Compliance officers will want to pay close attention to new formal guidance out of the Department of Justice’s Civil Division explaining how credit will be awarded to those who cooperate during a False Claims Act investigation.

“The Department of Justice has taken important steps to incentivize companies to voluntarily disclose misconduct and cooperate with our investigations; enforcement of the False Claims Act is no exception,” said Assistant Attorney General Jody Hunt in announcing the new policy. She added that voluntary disclosure is “the most valuable form of cooperation.”

Under the new policy, formally included in the Justice Manual on May 7, “cooperation credit in FCA cases may be earned by voluntarily disclosing misconduct unknown to the government, cooperating in an ongoing investigation, or undertaking remedial measures in response to a violation,” the Justice Department said. “Even if the government already has initiated an investigation, for example, a company may receive credit for making a voluntary self-disclosure of other misconduct outside the scope of the government’s existing investigation that is unknown to the government.”

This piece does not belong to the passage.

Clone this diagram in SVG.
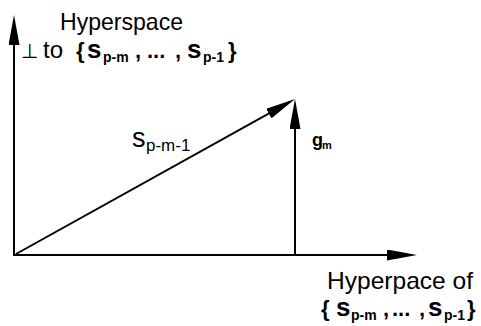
<svg xmlns="http://www.w3.org/2000/svg" width="481" height="326" viewBox="0 0 481 326">
<style>
.t{font-family:"Liberation Sans",Arial,sans-serif;fill:#000;}
.b{font-weight:bold;}
.ln{fill:none;stroke:#000;stroke-width:2;}
</style>
<defs>
<marker id="ah" viewBox="0 0 30 11" refX="24" refY="5.5" markerWidth="30" markerHeight="11" markerUnits="userSpaceOnUse" orient="auto">
<path d="M0,0 L30,5.5 L0,11 Z" fill="#000"/>
</marker>
</defs>
<rect width="481" height="326" fill="#fff"/>
<g id="connectors">
<path id="y-axis" class="ln" d="M14,256 L14,21" marker-end="url(#ah)"/>
<path id="x-axis" class="ln" d="M13,255 L411,255" marker-end="url(#ah)"/>
<path id="s-vector" class="ln" d="M16,254 L289.76,101.91" marker-end="url(#ah)"/>
<path id="g-vector" class="ln" d="M295,255 L295,105" marker-end="url(#ah)"/>
</g>
<g id="label-perp">
<text class="t" x="60" y="30" font-size="24" textLength="123" lengthAdjust="spacingAndGlyphs">Hyperspace</text>
<text class="t" y="58" font-size="24"><tspan x="21" font-size="20">⊥</tspan><tspan x="43">to</tspan><tspan x="76" class="b" font-size="22">{</tspan><tspan x="87" class="b" font-size="26">s</tspan><tspan x="103" dy="4" class="b" font-size="14">p-m</tspan><tspan x="135" dy="-4" class="b" font-size="22">,</tspan><tspan x="147" class="b" font-size="22">...</tspan><tspan x="175" class="b" font-size="22">,</tspan><tspan x="187" class="b" font-size="26">s</tspan><tspan x="203" dy="4" class="b" font-size="14">p-1</tspan><tspan x="228" dy="-4" class="b" font-size="22">}</tspan></text>
</g>
<g id="label-s">
<text class="t" y="147" font-size="27"><tspan x="132">s</tspan><tspan x="146" dy="4" font-size="17">p-m-1</tspan></text>
</g>
<g id="label-g">
<text class="t b" y="146" font-size="18"><tspan x="312">g</tspan><tspan x="322" dy="3" font-size="11">m</tspan></text>
</g>
<g id="label-span">
<text class="t" x="327" y="289" font-size="24" textLength="146" lengthAdjust="spacingAndGlyphs">Hyperpace of</text>
<text class="t b" y="316" font-size="22"><tspan x="321">{</tspan><tspan x="336" font-size="26">s</tspan><tspan x="351" dy="4" font-size="14">p-m</tspan><tspan x="383" dy="-4">,</tspan><tspan x="392">...</tspan><tspan x="419">,</tspan><tspan x="428" font-size="26">s</tspan><tspan x="444" dy="4" font-size="14">p-1</tspan><tspan x="467" dy="-4">}</tspan></text>
</g>
</svg>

Other forms of cooperation credit include preserving relevant documents and information beyond existing business practices or legal requirements; identifying individuals who are aware of relevant information or conduct; and facilitating review and evaluation of data or information that requires access to special or proprietary technologies. Several other examples are identified in the policy.

Most frequently, the Justice Department said, cooperation credit will take the form of a reduction in the damages multiplier and civil penalties. If appropriate, the Justice Department may also notify a relevant agency about the company’s voluntary disclosure, cooperation, or remediation so that the agency can take those actions into account in deciding how to apply administrative remedies, and the Justice Department may publicly acknowledge the company’s cooperation.

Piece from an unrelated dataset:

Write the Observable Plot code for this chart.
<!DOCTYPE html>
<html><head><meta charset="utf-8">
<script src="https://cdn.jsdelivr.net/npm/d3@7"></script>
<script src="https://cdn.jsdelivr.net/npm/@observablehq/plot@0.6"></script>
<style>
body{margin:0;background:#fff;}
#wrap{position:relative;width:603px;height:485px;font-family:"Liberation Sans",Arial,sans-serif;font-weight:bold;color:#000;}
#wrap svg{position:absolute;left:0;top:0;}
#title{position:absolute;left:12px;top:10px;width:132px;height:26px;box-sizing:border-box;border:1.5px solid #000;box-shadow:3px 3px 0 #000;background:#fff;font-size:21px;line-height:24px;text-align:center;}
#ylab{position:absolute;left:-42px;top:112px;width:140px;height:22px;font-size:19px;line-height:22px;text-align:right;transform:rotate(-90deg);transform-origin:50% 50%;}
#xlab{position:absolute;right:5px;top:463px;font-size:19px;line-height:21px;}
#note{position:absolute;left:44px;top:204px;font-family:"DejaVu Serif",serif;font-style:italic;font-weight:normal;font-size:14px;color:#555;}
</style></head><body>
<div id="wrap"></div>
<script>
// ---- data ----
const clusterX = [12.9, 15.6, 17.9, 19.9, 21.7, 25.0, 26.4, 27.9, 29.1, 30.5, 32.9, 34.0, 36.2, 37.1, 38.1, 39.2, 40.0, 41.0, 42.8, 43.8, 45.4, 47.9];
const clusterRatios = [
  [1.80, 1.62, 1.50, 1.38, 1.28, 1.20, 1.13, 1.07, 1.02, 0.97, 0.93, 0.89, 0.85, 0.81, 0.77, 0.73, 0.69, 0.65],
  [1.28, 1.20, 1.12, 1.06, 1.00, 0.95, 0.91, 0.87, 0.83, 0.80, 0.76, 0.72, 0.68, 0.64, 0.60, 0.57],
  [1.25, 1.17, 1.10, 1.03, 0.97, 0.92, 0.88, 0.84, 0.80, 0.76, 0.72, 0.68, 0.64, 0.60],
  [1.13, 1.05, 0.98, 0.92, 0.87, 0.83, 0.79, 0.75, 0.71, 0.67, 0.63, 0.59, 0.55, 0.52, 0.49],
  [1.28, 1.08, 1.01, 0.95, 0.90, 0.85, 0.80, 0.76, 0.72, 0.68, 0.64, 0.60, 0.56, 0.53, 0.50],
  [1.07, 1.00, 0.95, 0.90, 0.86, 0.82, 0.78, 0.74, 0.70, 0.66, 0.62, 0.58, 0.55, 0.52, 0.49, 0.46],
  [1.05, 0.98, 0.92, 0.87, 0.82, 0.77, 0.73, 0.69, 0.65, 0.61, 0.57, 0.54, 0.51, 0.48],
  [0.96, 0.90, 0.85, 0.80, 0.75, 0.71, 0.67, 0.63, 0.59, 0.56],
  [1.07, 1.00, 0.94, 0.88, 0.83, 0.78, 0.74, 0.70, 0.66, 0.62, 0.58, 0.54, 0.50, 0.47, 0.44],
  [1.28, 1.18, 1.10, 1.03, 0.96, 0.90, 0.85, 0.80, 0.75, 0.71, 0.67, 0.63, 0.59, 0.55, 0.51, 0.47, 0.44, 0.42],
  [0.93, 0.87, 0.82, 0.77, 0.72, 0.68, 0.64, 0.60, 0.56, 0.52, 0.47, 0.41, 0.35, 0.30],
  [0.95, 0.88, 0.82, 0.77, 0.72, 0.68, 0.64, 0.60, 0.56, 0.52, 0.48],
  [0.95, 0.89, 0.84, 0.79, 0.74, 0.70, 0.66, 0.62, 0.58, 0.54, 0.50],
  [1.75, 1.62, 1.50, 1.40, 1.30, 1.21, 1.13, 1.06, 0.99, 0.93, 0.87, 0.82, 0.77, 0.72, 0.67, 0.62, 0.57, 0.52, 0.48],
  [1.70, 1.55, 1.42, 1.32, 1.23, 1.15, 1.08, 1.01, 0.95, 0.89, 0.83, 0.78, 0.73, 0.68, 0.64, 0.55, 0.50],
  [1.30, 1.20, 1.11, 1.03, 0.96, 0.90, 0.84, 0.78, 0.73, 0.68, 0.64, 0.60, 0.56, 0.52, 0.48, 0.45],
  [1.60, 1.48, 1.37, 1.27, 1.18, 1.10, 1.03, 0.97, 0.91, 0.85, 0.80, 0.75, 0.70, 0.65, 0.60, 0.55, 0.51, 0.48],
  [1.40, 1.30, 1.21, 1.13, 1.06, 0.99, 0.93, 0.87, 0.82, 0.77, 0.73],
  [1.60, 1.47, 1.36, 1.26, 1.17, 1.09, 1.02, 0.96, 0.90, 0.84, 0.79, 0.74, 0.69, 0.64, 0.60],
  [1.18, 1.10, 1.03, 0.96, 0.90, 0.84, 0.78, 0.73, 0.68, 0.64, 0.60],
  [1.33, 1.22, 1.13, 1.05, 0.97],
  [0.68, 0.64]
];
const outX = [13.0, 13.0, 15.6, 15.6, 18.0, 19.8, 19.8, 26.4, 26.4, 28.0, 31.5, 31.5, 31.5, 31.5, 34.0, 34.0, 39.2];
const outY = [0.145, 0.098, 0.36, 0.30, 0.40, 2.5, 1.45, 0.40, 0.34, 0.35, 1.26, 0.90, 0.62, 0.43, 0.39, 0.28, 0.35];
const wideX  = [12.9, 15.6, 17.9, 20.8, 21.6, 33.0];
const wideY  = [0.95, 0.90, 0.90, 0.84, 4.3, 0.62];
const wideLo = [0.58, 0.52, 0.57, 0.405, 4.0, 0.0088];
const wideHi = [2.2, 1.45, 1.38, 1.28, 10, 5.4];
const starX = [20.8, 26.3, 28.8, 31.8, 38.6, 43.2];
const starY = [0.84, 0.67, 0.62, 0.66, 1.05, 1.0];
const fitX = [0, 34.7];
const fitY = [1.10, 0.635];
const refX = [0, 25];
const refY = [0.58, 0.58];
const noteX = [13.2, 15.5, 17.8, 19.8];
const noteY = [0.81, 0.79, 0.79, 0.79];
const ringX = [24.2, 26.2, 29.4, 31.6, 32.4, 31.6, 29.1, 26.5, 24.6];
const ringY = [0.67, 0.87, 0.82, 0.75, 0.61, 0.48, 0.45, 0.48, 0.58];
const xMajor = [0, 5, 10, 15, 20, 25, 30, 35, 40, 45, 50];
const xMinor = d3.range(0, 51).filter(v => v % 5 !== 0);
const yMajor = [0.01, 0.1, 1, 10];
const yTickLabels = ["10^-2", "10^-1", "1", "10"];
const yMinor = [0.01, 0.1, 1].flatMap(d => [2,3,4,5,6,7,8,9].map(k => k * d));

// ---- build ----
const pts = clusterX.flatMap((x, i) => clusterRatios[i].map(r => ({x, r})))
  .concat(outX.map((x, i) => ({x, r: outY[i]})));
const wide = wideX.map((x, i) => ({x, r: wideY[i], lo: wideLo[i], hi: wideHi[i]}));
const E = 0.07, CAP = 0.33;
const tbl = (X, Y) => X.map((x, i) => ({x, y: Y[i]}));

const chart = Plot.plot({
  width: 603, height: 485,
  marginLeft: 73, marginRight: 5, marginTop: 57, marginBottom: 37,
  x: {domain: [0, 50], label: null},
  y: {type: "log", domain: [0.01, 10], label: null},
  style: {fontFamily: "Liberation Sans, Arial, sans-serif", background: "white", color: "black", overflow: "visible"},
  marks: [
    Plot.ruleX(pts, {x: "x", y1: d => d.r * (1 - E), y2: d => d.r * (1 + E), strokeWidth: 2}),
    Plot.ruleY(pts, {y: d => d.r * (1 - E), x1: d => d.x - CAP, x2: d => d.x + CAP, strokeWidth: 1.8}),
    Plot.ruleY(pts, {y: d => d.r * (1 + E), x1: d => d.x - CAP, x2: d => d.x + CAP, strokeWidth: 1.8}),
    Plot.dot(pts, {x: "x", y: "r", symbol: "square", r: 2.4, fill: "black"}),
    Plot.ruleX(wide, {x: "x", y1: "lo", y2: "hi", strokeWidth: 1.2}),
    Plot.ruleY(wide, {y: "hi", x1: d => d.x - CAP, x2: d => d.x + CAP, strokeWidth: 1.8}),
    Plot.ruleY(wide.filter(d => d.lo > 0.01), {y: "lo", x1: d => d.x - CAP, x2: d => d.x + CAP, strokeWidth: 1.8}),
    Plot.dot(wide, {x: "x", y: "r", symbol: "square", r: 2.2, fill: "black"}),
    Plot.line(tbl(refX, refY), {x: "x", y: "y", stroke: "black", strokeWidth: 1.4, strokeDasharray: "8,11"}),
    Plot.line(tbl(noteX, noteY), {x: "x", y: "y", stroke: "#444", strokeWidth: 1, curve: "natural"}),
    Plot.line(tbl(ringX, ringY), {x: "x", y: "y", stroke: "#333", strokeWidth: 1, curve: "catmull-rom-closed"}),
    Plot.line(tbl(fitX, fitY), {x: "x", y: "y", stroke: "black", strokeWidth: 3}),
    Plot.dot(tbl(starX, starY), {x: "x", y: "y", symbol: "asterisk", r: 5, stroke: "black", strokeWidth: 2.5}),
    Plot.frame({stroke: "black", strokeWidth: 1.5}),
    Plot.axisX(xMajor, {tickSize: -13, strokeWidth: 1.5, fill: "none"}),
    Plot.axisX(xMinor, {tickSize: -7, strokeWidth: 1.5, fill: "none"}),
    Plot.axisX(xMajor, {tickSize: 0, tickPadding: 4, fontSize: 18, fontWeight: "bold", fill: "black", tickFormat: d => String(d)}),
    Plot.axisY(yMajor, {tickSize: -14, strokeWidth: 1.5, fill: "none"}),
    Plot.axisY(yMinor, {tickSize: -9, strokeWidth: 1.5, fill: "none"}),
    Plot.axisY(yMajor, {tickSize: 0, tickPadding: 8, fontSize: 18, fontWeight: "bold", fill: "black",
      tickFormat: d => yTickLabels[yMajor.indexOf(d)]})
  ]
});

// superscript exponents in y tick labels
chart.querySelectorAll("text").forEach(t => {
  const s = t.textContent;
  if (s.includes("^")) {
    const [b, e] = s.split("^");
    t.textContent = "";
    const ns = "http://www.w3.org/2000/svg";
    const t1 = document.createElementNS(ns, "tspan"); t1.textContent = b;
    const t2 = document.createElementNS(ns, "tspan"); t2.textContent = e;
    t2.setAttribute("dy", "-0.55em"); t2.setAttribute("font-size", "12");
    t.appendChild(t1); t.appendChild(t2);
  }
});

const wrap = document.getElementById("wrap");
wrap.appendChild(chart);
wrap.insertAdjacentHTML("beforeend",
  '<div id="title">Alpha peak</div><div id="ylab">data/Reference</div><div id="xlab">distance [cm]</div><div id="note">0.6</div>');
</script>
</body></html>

The guidance states that the “maximum credit that a defendant may earn may not exceed an amount that would result in the government receiving less than full compensation for the losses caused by the defendant’s misconduct (including the government’s damages, lost interest, costs of investigation, and relator share).”

Such language “suggests that maximum credit would result in a settlement for no less than single damages, plus interest, investigation costs, and relator share,” law firm Hogan Lovells explained in a client alert. “In practice, such a sum would be analogous to a damages multiplier of 1.5 or higher.”

In considering the value of any voluntary disclosure or additional cooperation, Justice Department attorneys will consider the following factors: (1) the timeliness and voluntariness of the assistance; (2) the truthfulness, completeness, and reliability of any information or testimony provided; (3) the nature and extent of the assistance; and (4) the significance and usefulness of the cooperation to government.

Under the policy, Justice Department attorneys will also consider whether a company has taken appropriate remedial measures in response to an FCA violation. Such remedial measures may include undertaking a thorough analysis of the root cause of the misconduct; appropriately disciplining or replacing those responsible for the misconduct; accepting responsibility for the violation; and implementing or improving the compliance program to prevent a recurrence.

The policy does include a couple of caveats. “Cooperation does not include disclosure of information required by law, or merely responding to a subpoena, investigative demand, or other compulsory process for information,” the policy states. “Cooperation also does not include the disclosure of information that is under an imminent threat of discovery or investigation.”

Moreover, Justice Department attorneys will not award any credit to a company or individual that “conceals involvement in the misconduct by members of senior management or the board of directors, or to an entity or individual that otherwise demonstrates a lack of good faith to the government during the course of its investigation.”